When they got back to work, she realized something was off.

“All of this began to smell like copper to us, maybe other metals,” Alda said. “You know what a quarter smells like? Yeah, that’s what we were getting from what should have been fish-inhabited water. As you can expect, this affected our ability to do our jobs and filled us both with concern.”

They had to bring in someone with full smell ability to assist them.

The situation can impact one’s ability to eat as well, since eating is closely tied to smelling what you choose to savor.

All that can also impact a person emotionally, Shaheen said — even pushing a person toward depression.

“There is a healthy chance that loss of smell induces or at least aggravates anxiety and mood disorders,” she said. “In the long term, it can lead to depression.”

For one thing, scents stimulate emotional memory and impact mood because they release neurochemicals (dopamine, serotonin) in the brain, she explained.

Also, she said, “the olfactory system is present quite close to the brain circuits that process emotions and memory.
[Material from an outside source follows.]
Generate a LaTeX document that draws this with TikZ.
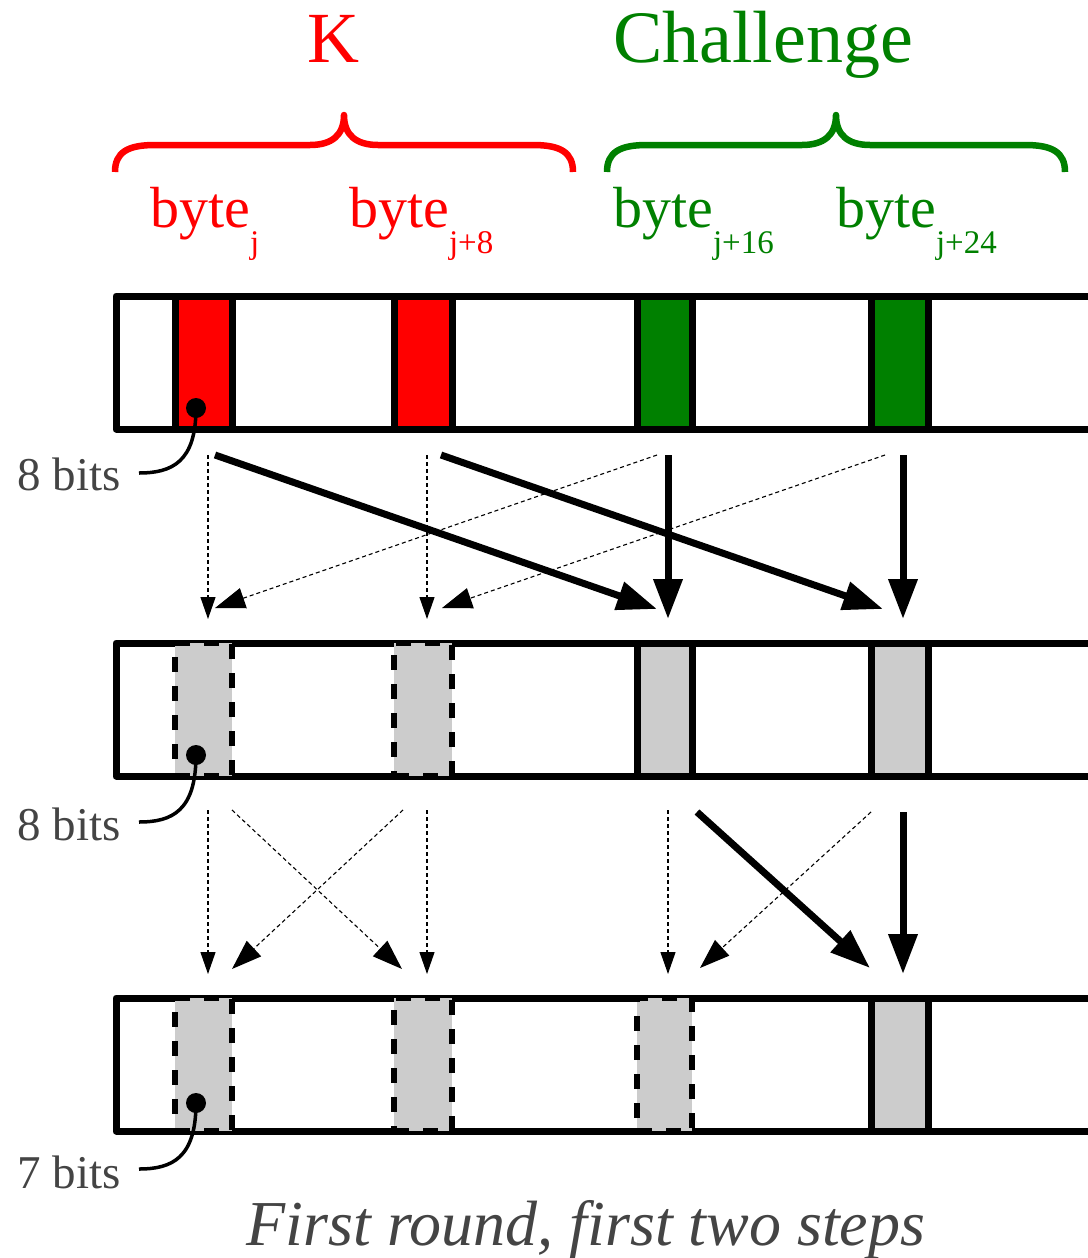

So, there is an anatomical link also that interlinks depression with scents.”

Alda’s doctor told her that — at least for now — there’s no treatment.

Shaheen said that she’s seen success in a treatment called “smell training,” which has long been used for those who suffer from anosmia after brain injury.

In it, a person exposes themselves to robust scents a few times a day over an extended period of time, waking up the olfactory sense.

A good ear, nose, and throat doctor can help guide a person through that, Shaheen said, adding that she’s steered quite a few people who’ve recovered from COVID-19 toward that treatment.

It may also take patience.

Bauerle has other family members who developed COVID-19 and smell loss as well. But each of them has recovered their ability to smell.

She realizes she may have to wait.

“I really do hope it resolves,” she said. “I cannot cook the way I used to. And not smelling much at all? It’s a very alien feeling. I’m ready for it to resolve.”